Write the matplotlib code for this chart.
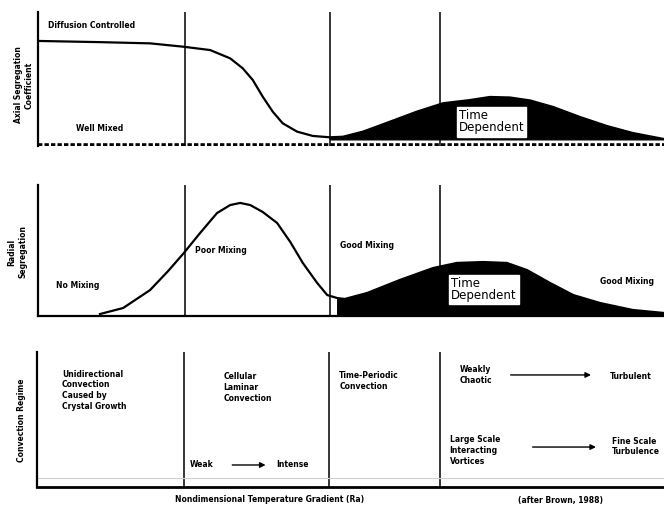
import numpy as np
import matplotlib
matplotlib.use("Agg")
import matplotlib.pyplot as plt

# ------------------------------------------------------------
# Datos leidos del esquema (x = gradiente adimensional, 0..100)
# ------------------------------------------------------------
regimen_x = [23.5, 46.6, 64.2]   # limites entre regimenes

# Panel 1: coeficiente de segregacion axial
axial_x = [0, 10.0, 17.9, 23.2, 27.5, 30.7, 32.7, 34.3, 35.9, 37.5, 39.1, 41.4, 43.9,
           46.6, 48.7, 51.9, 56.2, 60.5, 64.7, 69.0, 72.2, 75.4, 78.6, 82.3, 86.6,
           90.9, 95.0, 100]
axial_y = [0.784, 0.775, 0.766, 0.741, 0.716, 0.654, 0.580, 0.493, 0.368, 0.256, 0.169,
           0.107, 0.075, 0.065, 0.069, 0.107, 0.181, 0.256, 0.319, 0.343, 0.366, 0.362,
           0.340, 0.291, 0.216, 0.149, 0.097, 0.052]
axial_base = 0.05

# Panel 2: segregacion radial
radial_x = [9.9, 13.6, 17.9, 20.8, 23.3, 25.9, 28.6, 30.7, 32.3, 33.9, 35.9, 38.2, 40.3,
            42.3, 44.6, 46.2, 47.8, 49.0, 52.6, 57.8, 63.1, 66.9, 71.1, 74.9, 78.1,
            81.8, 85.5, 89.8, 95.0, 100]
radial_y = [0.015, 0.061, 0.198, 0.344, 0.481, 0.634, 0.786, 0.847, 0.863, 0.847, 0.794,
            0.710, 0.565, 0.405, 0.252, 0.160, 0.137, 0.130, 0.176, 0.275, 0.366, 0.405,
            0.412, 0.405, 0.351, 0.252, 0.160, 0.099, 0.046, 0.023]

W, H = 664, 512
TXT = dict(fontsize=5.5, fontweight="bold", color="black")


def rect(x0, y_top, x1, y_bot):
    # convierte un rectangulo en pixeles a coordenadas de figura
    return [x0 / W, 1 - y_bot / H, (x1 - x0) / W, (y_bot - y_top) / H]


def base_axes(ax):
    ax.set_xlim(0, 100)
    ax.set_ylim(0, 1)
    ax.set_xticks([]); ax.set_yticks([])
    for s in ["top", "right"]:
        ax.spines[s].set_visible(False)
    ax.spines["left"].set_linewidth(1.6)
    for xv in regimen_x:
        ax.axvline(xv, color="black", lw=1.1, zorder=1)


fig = plt.figure(figsize=(W / 100, H / 100), dpi=100)

# ---------------- Panel 1 ----------------
ax1 = fig.add_axes(rect(38, 12, 664, 146))
base_axes(ax1)
ax1.spines["bottom"].set_visible(False)
ax1.axhline(0.005, color="black", lw=2.6, ls=(0, (1.2, 0.6)), zorder=3)
ax1.plot(axial_x, axial_y, color="black", lw=1.6, zorder=3, solid_joinstyle="round")
xa = np.array(axial_x); ya = np.array(axial_y)
m = xa >= 46.6
ax1.fill_between(xa[m], ya[m], axial_base, color="black", zorder=2.5)
ax1.text(1.6, 0.90, "Diffusion Controlled", ha="left", va="center", **TXT)
ax1.text(9.9, 0.13, "Well Mixed", ha="center", va="center", **TXT)
ax1.text(67.2, 0.18, "Time\nDependent", ha="left", va="center", fontsize=8.5,
         linespacing=0.9, zorder=4,
         bbox=dict(facecolor="white", edgecolor="white", pad=1.5))

# ---------------- Panel 2 ----------------
ax2 = fig.add_axes(rect(38, 185, 664, 316))
base_axes(ax2)
ax2.spines["bottom"].set_linewidth(1.6)
ax2.plot(radial_x, radial_y, color="black", lw=1.6, zorder=3, solid_joinstyle="round")
xr = np.array(radial_x); yr = np.array(radial_y)
m = xr >= 47.8
ax2.fill_between(xr[m], yr[m], 0, color="black", zorder=2.5)
ax2.text(6.4, 0.23, "No Mixing", ha="center", va="center", **TXT)
ax2.text(25.1, 0.50, "Poor Mixing", ha="left", va="center", **TXT)
ax2.text(48.2, 0.54, "Good Mixing", ha="left", va="center", **TXT)
ax2.text(89.8, 0.26, "Good Mixing", ha="left", va="center", **TXT)
ax2.text(66.0, 0.20, "Time\nDependent", ha="left", va="center", fontsize=8.5,
         linespacing=0.9, zorder=4,
         bbox=dict(facecolor="white", edgecolor="white", pad=1.5))

# ---------------- Panel 3 ----------------
ax3 = fig.add_axes(rect(37, 352, 664, 487))
base_axes(ax3)
ax3.spines["bottom"].set_linewidth(2.0)
ax3.axhline(0.07, color="#cfcfcf", lw=0.8)
ax3.text(4.0, 0.87, "Unidirectional\nConvection\nCaused by\nCrystal Growth",
         ha="left", va="top", linespacing=1.25, **TXT)
ax3.text(29.7, 0.85, "Cellular\nLaminar\nConvection", ha="left", va="top",
         linespacing=1.25, **TXT)
ax3.text(48.2, 0.86, "Time-Periodic\nConvection", ha="left", va="top",
         linespacing=1.25, **TXT)
ax3.text(67.4, 0.90, "Weakly\nChaotic", ha="left", va="top", linespacing=1.25, **TXT)
ax3.text(65.8, 0.385, "Large Scale\nInteracting\nVortices", ha="left", va="top",
         linespacing=1.25, **TXT)
ax3.text(24.3, 0.163, "Weak", ha="left", va="center", **TXT)
ax3.text(38.2, 0.163, "Intense", ha="left", va="center", **TXT)
ax3.text(91.4, 0.815, "Turbulent", ha="left", va="center", **TXT)
ax3.text(91.7, 0.30, "Fine Scale\nTurbulence", ha="left", va="center",
         linespacing=1.25, **TXT)
arrow = dict(arrowstyle="-|>", color="black", lw=1.0, mutation_scale=8)
ax3.annotate("", xy=(36.9, 0.163), xytext=(30.7, 0.163), arrowprops=arrow)
ax3.annotate("", xy=(88.8, 0.83), xytext=(75.1, 0.83), arrowprops=arrow)
ax3.annotate("", xy=(89.6, 0.296), xytext=(78.6, 0.296), arrowprops=arrow)

# ---------------- Etiquetas ----------------
fig.text(24 / W, 1 - 85 / H, "Axial Segregation\nCoefficient", rotation=90,
         ha="center", va="center", linespacing=1.3, **TXT)
fig.text(17 / W, 1 - 252 / H, "Radial\nSegregation", rotation=90,
         ha="center", va="center", linespacing=1.3, **TXT)
fig.text(22 / W, 1 - 420 / H, "Convection Regime", rotation=90,
         ha="center", va="center", **TXT)
fig.text(270 / W, 1 - 500 / H, "Nondimensional Temperature Gradient (Ra)",
         ha="center", va="center", **TXT)
fig.text(560 / W, 1 - 500 / H, "(after Brown, 1988)", ha="center", va="center", **TXT)

fig.savefig("out.png", dpi=100, facecolor="white")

* * * * *

> [Exercise brief]
Each line in the data that holds the string "matplotlib" should be found and copied.

> [Final answer]
Write the matplotlib code for this chart.
import matplotlib
matplotlib.use("Agg")
import matplotlib.pyplot as plt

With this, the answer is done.